Task goal:
Print, word for word, the opening line of the data below and every line after it through the line that contains "const seriesNames = ['none', 'one", but not the pictures.

↓

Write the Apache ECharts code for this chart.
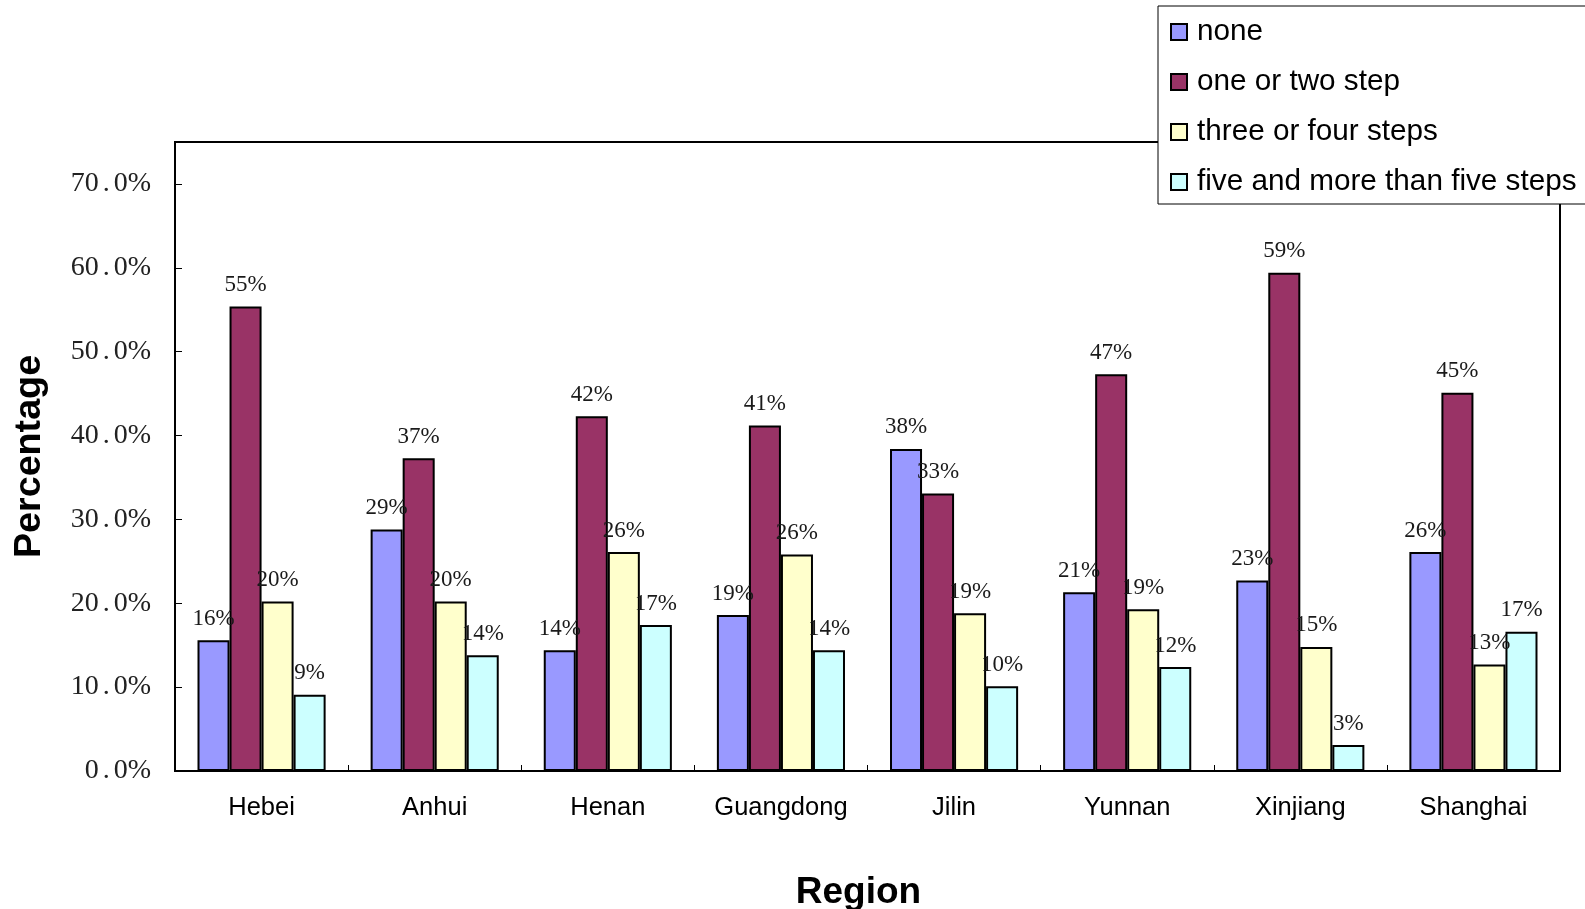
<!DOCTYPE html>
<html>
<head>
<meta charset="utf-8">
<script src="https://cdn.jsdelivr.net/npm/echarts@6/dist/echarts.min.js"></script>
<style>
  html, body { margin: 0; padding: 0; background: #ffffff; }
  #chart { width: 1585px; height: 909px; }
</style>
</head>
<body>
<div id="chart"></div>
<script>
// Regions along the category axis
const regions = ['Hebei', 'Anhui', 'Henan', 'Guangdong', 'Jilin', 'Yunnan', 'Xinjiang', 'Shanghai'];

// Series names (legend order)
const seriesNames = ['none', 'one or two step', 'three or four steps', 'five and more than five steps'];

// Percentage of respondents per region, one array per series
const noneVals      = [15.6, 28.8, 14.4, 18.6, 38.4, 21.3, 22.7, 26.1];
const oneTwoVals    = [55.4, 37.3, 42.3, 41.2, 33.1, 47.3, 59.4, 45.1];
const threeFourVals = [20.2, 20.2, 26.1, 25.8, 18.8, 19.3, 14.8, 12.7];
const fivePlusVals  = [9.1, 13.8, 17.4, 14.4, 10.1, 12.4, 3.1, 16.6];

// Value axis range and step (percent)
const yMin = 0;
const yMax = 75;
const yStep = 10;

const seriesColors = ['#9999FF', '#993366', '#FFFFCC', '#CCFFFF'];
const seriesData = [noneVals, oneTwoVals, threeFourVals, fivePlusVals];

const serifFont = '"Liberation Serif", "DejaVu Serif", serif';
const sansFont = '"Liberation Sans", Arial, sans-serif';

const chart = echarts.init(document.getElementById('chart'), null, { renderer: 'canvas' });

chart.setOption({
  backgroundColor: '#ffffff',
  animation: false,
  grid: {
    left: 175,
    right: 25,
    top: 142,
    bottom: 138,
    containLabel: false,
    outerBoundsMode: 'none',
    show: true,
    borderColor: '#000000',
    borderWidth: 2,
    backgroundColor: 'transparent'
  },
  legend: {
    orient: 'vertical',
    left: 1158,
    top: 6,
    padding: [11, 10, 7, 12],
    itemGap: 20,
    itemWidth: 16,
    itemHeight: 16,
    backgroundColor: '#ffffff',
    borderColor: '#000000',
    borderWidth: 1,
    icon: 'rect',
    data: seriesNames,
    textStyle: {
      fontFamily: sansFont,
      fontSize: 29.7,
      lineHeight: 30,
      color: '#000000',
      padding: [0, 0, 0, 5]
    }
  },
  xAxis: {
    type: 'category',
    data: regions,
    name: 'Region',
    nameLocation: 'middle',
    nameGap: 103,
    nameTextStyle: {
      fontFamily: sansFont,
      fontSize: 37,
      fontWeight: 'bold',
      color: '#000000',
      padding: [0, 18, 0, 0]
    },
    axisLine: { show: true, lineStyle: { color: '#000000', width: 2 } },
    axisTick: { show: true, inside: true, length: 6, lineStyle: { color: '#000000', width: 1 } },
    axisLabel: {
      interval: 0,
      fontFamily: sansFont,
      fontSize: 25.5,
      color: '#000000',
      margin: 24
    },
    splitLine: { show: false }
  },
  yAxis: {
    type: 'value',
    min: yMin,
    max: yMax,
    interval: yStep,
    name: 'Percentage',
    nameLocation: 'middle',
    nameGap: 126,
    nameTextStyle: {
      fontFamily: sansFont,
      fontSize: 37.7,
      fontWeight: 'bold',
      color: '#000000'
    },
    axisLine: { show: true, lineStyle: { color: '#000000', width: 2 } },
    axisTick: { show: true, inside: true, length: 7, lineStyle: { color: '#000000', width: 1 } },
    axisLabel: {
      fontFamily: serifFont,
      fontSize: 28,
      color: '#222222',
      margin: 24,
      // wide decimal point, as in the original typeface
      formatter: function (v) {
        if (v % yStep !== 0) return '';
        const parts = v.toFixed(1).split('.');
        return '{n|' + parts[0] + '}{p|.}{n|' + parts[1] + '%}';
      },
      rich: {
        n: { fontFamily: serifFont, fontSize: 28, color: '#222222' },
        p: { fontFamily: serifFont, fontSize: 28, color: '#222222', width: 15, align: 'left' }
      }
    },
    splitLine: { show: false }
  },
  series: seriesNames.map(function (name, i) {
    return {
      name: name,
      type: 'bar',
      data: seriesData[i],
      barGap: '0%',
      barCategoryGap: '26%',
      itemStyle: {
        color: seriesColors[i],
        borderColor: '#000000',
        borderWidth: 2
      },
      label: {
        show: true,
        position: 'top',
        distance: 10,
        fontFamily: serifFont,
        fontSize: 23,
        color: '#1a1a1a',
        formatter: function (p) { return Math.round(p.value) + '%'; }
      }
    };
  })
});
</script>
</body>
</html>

↑

Written solution:
Write the Apache ECharts code for this chart.
<!DOCTYPE html>
<html>
<head>
<meta charset="utf-8">
<script src="https://cdn.jsdelivr.net/npm/echarts@6/dist/echarts.min.js"></script>
<style>
  html, body { margin: 0; padding: 0; background: #ffffff; }
  #chart { width: 1585px; height: 909px; }
</style>
</head>
<body>
<div id="chart"></div>
<script>
// Regions along the category axis
const regions = ['Hebei', 'Anhui', 'Henan', 'Guangdong', 'Jilin', 'Yunnan', 'Xinjiang', 'Shanghai'];

// Series names (legend order)
const seriesNames = ['none', 'one or two step', 'three or four steps', 'five and more than five steps'];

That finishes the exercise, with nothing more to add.